**Material for this exercise**
— Start —
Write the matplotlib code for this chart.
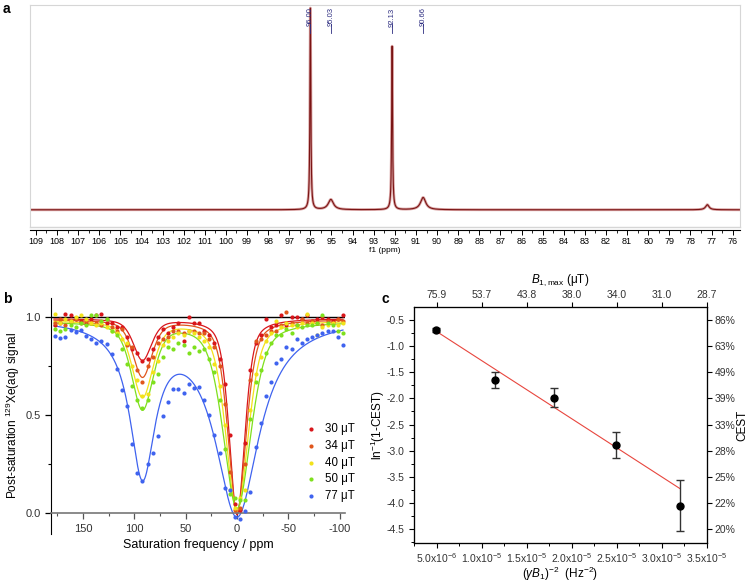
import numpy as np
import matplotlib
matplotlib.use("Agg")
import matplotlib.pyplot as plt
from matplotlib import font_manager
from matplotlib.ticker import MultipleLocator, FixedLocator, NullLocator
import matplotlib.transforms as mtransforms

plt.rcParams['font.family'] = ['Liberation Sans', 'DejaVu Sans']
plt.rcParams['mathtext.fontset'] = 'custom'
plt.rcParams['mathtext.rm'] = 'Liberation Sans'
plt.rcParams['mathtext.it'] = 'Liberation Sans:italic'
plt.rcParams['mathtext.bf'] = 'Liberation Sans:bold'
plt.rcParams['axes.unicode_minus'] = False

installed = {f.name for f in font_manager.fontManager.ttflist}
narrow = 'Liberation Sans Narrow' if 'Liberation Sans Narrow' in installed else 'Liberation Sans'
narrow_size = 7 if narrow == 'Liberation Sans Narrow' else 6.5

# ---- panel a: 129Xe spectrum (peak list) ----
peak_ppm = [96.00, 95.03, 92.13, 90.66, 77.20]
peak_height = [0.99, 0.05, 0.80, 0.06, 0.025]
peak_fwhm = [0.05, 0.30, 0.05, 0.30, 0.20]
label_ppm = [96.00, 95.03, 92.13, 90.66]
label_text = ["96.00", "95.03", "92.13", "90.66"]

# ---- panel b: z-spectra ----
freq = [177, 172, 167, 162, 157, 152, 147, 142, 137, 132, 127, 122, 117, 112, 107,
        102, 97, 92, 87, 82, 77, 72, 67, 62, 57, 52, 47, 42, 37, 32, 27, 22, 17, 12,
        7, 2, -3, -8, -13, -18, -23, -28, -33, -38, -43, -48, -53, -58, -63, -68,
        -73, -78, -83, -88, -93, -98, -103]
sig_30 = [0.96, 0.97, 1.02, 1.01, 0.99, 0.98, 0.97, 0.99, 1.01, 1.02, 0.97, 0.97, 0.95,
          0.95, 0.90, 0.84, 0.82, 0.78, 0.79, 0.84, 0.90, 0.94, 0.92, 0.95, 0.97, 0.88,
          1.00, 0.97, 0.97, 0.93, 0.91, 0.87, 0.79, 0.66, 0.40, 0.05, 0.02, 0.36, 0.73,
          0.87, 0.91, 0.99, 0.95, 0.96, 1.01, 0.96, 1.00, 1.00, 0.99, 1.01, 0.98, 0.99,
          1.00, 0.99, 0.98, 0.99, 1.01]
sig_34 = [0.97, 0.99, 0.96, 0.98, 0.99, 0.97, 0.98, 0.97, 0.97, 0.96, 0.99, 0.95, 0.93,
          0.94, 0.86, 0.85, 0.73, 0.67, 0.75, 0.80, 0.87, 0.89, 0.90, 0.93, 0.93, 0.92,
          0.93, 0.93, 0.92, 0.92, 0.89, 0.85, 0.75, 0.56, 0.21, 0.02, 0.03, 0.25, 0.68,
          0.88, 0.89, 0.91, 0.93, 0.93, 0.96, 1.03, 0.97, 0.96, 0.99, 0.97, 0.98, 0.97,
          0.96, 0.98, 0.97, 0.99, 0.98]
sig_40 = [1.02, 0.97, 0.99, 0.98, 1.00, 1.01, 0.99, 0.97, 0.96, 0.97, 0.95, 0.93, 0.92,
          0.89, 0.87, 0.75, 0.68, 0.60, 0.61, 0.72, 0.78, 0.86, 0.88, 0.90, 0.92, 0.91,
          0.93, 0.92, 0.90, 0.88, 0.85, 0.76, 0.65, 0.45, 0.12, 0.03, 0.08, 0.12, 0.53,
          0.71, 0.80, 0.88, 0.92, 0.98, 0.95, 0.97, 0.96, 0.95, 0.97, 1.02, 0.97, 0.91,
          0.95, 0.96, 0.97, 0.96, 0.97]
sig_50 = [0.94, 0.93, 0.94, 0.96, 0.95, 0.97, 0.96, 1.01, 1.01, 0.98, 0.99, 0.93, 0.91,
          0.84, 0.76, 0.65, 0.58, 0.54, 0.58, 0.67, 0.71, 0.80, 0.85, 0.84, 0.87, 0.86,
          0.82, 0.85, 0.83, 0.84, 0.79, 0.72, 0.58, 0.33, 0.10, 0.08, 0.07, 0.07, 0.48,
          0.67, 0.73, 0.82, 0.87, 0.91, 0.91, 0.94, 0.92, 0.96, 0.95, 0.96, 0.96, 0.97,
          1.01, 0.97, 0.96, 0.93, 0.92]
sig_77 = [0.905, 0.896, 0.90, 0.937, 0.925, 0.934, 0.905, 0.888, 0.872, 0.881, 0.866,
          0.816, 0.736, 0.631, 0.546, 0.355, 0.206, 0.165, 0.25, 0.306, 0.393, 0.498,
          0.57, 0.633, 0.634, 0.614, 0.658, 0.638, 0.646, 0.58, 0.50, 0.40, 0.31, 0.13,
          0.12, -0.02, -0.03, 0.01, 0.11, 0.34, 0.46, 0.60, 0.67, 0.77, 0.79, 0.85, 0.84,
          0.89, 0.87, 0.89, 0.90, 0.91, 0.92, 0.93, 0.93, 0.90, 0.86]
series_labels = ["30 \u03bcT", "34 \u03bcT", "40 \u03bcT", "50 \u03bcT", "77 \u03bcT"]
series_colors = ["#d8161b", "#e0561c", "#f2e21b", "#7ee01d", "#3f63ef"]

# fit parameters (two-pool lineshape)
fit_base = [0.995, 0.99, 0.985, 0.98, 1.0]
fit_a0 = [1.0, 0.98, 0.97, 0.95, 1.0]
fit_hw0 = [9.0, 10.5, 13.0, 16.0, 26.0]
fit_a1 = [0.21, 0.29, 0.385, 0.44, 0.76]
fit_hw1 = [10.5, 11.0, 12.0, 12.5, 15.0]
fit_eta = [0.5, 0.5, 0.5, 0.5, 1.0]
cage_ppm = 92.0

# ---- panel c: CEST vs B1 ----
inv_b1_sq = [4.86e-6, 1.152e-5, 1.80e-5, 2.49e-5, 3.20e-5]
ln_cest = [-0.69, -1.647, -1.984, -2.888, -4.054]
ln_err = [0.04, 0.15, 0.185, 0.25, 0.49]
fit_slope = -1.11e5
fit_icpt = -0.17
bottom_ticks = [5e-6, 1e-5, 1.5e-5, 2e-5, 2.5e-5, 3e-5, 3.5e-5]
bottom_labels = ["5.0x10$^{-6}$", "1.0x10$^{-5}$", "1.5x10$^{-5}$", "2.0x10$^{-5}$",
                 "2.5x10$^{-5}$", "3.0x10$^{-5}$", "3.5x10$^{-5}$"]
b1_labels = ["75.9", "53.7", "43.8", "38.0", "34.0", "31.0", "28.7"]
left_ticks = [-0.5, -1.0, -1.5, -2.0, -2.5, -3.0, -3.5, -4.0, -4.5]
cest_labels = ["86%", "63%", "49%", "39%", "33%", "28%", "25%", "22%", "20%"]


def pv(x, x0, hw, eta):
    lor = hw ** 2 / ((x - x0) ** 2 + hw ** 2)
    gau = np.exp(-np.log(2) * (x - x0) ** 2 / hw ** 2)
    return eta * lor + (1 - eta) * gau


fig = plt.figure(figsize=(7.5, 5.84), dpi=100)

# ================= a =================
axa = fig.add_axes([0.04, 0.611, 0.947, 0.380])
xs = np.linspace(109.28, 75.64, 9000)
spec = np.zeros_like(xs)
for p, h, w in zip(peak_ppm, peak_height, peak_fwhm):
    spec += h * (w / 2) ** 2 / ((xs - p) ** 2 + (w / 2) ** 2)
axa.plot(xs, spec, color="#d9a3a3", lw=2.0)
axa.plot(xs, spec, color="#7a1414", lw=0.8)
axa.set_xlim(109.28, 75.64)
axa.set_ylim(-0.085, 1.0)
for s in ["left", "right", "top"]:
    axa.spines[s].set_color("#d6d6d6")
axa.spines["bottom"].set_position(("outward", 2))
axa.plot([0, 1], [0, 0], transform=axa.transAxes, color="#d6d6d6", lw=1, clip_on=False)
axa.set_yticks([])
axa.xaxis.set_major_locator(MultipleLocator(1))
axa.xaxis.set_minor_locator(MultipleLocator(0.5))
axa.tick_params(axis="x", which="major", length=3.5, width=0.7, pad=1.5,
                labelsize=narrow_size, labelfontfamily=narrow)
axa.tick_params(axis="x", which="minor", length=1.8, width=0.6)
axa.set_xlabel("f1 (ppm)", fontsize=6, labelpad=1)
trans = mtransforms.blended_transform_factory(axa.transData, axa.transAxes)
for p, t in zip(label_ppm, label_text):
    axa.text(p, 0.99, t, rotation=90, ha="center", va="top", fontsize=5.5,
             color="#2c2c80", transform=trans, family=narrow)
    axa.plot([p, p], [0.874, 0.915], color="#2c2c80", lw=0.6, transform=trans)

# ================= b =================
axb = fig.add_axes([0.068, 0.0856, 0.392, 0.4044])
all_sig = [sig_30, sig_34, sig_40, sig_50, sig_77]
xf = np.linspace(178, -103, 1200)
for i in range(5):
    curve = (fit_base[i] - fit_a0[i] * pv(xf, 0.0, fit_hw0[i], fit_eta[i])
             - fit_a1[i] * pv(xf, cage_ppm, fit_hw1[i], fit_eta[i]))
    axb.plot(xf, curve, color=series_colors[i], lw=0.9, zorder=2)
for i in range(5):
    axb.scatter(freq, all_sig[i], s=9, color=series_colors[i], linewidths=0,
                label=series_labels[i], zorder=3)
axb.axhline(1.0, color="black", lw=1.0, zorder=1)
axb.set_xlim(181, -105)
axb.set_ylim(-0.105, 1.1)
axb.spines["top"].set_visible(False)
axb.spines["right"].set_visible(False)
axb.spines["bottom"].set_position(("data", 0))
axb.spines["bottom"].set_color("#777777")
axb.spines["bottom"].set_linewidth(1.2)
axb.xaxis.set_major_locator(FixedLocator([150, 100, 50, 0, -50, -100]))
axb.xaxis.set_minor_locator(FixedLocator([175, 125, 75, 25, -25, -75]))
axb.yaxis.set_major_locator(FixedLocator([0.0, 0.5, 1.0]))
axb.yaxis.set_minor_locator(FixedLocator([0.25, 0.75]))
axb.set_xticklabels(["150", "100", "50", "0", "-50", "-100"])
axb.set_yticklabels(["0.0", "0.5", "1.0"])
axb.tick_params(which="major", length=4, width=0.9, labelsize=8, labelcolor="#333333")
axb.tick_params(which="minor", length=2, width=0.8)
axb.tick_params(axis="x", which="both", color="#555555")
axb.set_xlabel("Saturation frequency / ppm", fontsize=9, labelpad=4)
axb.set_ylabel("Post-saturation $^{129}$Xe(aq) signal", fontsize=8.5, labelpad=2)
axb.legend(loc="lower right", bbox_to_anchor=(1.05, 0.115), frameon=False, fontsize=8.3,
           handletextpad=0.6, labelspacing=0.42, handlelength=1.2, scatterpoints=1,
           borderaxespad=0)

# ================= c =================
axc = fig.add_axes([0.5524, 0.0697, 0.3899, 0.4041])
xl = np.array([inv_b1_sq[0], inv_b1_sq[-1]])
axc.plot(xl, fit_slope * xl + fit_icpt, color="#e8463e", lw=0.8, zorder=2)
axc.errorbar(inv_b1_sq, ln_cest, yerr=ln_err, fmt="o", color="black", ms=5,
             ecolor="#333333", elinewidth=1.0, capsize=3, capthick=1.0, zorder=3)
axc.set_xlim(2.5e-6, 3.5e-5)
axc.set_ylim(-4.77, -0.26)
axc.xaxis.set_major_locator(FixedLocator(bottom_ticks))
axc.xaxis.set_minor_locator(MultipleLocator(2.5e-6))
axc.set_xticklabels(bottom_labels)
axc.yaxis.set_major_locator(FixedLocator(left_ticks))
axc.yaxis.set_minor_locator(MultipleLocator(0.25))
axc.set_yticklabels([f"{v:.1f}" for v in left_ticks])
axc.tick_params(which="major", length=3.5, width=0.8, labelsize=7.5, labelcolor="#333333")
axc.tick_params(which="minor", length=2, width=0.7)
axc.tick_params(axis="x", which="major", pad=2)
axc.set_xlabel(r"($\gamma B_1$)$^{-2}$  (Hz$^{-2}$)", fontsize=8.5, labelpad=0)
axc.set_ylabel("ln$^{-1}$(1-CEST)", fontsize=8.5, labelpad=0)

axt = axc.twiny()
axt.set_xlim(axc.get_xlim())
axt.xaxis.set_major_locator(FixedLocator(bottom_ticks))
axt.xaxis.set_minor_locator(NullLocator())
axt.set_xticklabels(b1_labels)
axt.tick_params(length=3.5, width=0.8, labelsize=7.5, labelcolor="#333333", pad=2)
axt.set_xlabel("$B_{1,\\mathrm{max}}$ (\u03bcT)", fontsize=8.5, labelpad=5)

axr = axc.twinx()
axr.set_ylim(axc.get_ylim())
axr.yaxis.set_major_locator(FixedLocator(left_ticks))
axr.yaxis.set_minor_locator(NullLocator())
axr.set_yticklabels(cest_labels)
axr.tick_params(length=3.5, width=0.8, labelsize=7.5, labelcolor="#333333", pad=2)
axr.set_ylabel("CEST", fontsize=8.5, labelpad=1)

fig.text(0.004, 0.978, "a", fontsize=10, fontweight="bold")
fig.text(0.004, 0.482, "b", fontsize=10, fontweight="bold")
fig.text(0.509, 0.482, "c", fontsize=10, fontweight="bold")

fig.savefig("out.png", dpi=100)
— End —
— Start —
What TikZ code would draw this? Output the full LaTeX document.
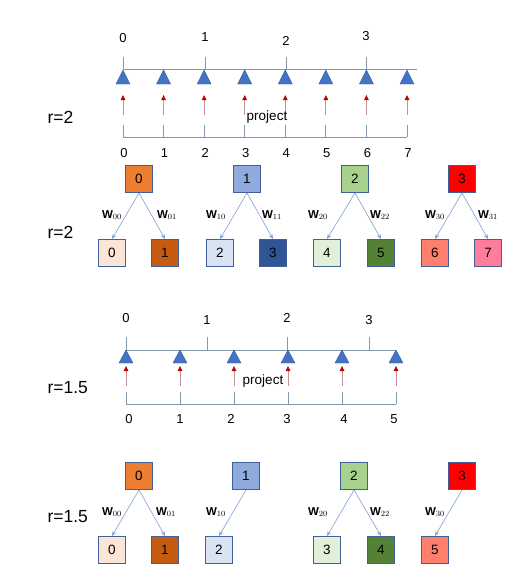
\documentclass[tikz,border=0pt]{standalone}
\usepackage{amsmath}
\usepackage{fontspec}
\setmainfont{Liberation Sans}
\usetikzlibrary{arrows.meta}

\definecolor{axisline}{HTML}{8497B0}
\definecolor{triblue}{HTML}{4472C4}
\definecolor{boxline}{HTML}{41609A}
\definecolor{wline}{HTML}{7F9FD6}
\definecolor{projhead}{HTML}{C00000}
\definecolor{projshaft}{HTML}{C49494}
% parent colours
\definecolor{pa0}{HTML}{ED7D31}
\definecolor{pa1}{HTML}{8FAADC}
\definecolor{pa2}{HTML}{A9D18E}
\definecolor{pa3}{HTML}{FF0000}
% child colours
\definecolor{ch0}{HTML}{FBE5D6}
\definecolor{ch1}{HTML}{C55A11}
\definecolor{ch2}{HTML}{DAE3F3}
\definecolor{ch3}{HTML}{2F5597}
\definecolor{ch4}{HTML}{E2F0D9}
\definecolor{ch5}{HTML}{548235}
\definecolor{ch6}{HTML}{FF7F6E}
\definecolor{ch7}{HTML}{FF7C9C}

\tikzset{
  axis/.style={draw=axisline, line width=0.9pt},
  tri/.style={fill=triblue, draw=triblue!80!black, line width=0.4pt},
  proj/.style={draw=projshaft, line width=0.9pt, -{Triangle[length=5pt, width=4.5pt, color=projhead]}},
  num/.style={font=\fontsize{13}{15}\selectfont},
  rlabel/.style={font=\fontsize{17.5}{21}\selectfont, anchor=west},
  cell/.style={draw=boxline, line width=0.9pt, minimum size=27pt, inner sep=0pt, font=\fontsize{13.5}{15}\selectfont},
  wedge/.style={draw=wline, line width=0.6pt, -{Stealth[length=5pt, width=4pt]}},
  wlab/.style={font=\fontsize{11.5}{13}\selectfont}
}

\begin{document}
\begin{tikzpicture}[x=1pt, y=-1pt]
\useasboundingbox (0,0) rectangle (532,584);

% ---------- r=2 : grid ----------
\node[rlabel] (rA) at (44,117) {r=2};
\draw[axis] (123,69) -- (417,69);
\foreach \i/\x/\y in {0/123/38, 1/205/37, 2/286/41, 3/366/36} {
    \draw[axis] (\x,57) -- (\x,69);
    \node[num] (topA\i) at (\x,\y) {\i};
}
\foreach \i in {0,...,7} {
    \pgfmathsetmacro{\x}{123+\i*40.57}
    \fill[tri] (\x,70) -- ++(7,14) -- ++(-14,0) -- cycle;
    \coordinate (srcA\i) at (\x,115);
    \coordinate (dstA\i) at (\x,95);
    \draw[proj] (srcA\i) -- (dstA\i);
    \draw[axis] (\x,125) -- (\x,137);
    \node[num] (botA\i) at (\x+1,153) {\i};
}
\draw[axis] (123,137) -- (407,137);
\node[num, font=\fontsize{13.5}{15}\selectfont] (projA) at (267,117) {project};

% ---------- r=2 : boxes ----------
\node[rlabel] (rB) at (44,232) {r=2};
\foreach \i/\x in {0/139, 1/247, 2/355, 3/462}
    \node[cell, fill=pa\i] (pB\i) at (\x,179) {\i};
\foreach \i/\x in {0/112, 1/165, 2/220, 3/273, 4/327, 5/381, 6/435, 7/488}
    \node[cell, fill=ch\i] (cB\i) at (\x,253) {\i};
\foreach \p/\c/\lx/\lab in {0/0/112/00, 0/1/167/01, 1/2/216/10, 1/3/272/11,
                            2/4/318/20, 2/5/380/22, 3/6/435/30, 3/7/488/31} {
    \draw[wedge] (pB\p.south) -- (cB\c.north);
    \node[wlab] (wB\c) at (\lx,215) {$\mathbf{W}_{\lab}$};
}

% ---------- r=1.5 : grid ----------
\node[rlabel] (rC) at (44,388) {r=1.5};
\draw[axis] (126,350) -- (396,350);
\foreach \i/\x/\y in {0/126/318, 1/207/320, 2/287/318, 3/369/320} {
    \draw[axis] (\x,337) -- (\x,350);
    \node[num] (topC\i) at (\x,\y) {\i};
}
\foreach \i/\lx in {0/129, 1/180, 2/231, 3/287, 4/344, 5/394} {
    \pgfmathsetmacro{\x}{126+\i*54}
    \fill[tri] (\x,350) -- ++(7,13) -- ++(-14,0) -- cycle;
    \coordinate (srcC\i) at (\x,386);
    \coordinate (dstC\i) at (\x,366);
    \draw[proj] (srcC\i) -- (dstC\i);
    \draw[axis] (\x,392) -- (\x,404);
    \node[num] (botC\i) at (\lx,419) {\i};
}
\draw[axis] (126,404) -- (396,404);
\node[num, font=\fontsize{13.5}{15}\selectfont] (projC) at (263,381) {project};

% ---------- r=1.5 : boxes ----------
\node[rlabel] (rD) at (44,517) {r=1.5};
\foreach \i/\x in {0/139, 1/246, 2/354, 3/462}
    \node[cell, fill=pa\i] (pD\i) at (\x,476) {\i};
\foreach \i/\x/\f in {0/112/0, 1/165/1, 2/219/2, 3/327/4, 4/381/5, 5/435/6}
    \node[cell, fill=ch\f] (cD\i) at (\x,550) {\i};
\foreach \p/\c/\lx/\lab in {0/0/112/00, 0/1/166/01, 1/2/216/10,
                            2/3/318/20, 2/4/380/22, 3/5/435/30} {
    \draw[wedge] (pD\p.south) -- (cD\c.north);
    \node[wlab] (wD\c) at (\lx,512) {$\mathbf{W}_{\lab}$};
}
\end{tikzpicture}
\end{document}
— End —
— Start —
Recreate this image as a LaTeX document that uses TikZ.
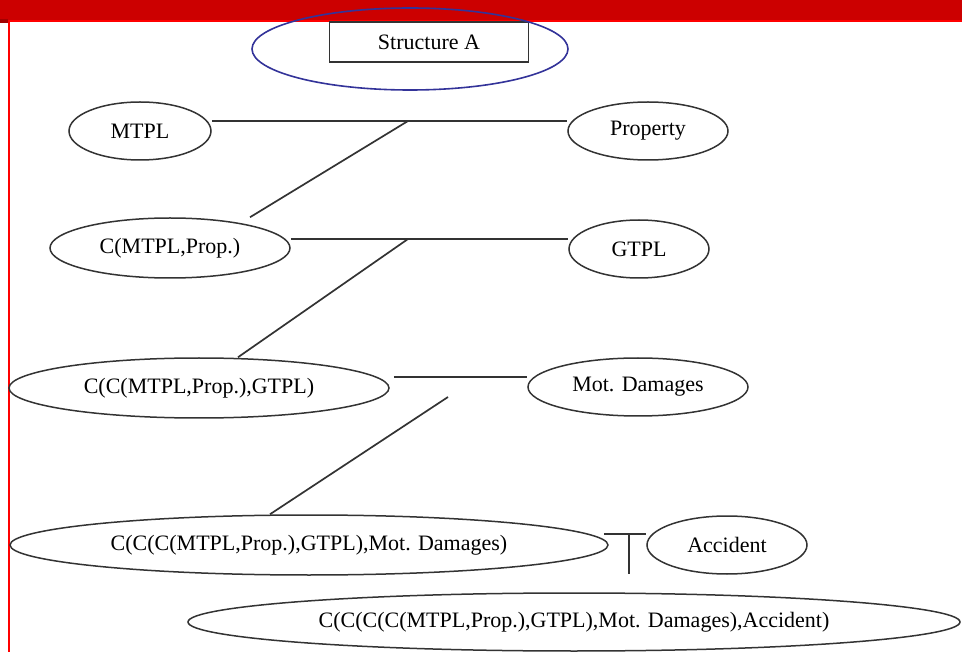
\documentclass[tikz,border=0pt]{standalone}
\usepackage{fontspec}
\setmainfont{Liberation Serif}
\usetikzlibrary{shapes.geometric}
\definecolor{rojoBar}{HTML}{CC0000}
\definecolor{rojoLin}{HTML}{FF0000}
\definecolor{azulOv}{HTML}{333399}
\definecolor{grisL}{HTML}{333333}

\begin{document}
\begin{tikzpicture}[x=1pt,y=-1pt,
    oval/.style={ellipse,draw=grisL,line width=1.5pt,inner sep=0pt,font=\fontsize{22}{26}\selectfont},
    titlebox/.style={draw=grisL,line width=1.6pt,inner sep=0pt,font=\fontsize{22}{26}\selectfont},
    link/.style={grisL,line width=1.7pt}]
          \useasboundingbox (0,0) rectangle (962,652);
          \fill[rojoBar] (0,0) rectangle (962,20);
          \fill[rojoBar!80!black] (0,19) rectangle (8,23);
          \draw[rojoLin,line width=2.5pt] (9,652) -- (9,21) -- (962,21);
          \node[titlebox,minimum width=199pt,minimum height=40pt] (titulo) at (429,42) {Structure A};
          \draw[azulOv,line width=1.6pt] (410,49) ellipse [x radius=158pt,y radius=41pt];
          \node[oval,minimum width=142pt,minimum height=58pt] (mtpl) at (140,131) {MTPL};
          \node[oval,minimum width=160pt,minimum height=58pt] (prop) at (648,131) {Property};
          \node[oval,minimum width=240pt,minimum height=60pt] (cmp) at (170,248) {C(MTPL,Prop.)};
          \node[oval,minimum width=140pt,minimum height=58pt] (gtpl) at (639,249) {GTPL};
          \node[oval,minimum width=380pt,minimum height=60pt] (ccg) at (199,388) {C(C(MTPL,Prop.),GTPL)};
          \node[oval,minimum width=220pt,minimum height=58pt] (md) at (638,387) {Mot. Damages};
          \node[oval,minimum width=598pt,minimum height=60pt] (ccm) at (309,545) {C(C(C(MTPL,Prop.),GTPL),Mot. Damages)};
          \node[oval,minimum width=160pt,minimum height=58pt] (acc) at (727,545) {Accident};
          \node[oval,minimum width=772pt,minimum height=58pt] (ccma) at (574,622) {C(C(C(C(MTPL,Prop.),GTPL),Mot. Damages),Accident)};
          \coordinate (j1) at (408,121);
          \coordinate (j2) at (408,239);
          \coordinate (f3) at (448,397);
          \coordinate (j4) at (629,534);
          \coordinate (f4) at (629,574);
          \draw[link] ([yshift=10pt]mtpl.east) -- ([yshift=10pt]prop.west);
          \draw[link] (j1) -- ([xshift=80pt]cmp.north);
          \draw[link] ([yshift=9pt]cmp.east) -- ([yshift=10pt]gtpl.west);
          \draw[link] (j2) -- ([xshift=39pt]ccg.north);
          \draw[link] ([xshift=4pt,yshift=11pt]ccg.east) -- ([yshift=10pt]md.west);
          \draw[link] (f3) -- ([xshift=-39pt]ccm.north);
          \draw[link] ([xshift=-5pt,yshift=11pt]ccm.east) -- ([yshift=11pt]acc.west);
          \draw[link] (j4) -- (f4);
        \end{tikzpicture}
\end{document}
— End —
In the listing above, find the line containing "What TikZ code" and the line containing "(projA) at (267,117)". Reproduce those lines and all between them exactly, with no pictures and nothing more.

What TikZ code would draw this? Output the full LaTeX document.
\documentclass[tikz,border=0pt]{standalone}
\usepackage{amsmath}
\usepackage{fontspec}
\setmainfont{Liberation Sans}
\usetikzlibrary{arrows.meta}

\definecolor{axisline}{HTML}{8497B0}
\definecolor{triblue}{HTML}{4472C4}
\definecolor{boxline}{HTML}{41609A}
\definecolor{wline}{HTML}{7F9FD6}
\definecolor{projhead}{HTML}{C00000}
\definecolor{projshaft}{HTML}{C49494}
% parent colours
\definecolor{pa0}{HTML}{ED7D31}
\definecolor{pa1}{HTML}{8FAADC}
\definecolor{pa2}{HTML}{A9D18E}
\definecolor{pa3}{HTML}{FF0000}
% child colours
\definecolor{ch0}{HTML}{FBE5D6}
\definecolor{ch1}{HTML}{C55A11}
\definecolor{ch2}{HTML}{DAE3F3}
\definecolor{ch3}{HTML}{2F5597}
\definecolor{ch4}{HTML}{E2F0D9}
\definecolor{ch5}{HTML}{548235}
\definecolor{ch6}{HTML}{FF7F6E}
\definecolor{ch7}{HTML}{FF7C9C}

\tikzset{
  axis/.style={draw=axisline, line width=0.9pt},
  tri/.style={fill=triblue, draw=triblue!80!black, line width=0.4pt},
  proj/.style={draw=projshaft, line width=0.9pt, -{Triangle[length=5pt, width=4.5pt, color=projhead]}},
  num/.style={font=\fontsize{13}{15}\selectfont},
  rlabel/.style={font=\fontsize{17.5}{21}\selectfont, anchor=west},
  cell/.style={draw=boxline, line width=0.9pt, minimum size=27pt, inner sep=0pt, font=\fontsize{13.5}{15}\selectfont},
  wedge/.style={draw=wline, line width=0.6pt, -{Stealth[length=5pt, width=4pt]}},
  wlab/.style={font=\fontsize{11.5}{13}\selectfont}
}

\begin{document}
\begin{tikzpicture}[x=1pt, y=-1pt]
\useasboundingbox (0,0) rectangle (532,584);

% ---------- r=2 : grid ----------
\node[rlabel] (rA) at (44,117) {r=2};
\draw[axis] (123,69) -- (417,69);
\foreach \i/\x/\y in {0/123/38, 1/205/37, 2/286/41, 3/366/36} {
    \draw[axis] (\x,57) -- (\x,69);
    \node[num] (topA\i) at (\x,\y) {\i};
}
\foreach \i in {0,...,7} {
    \pgfmathsetmacro{\x}{123+\i*40.57}
    \fill[tri] (\x,70) -- ++(7,14) -- ++(-14,0) -- cycle;
    \coordinate (srcA\i) at (\x,115);
    \coordinate (dstA\i) at (\x,95);
    \draw[proj] (srcA\i) -- (dstA\i);
    \draw[axis] (\x,125) -- (\x,137);
    \node[num] (botA\i) at (\x+1,153) {\i};
}
\draw[axis] (123,137) -- (407,137);
\node[num, font=\fontsize{13.5}{15}\selectfont] (projA) at (267,117) {project};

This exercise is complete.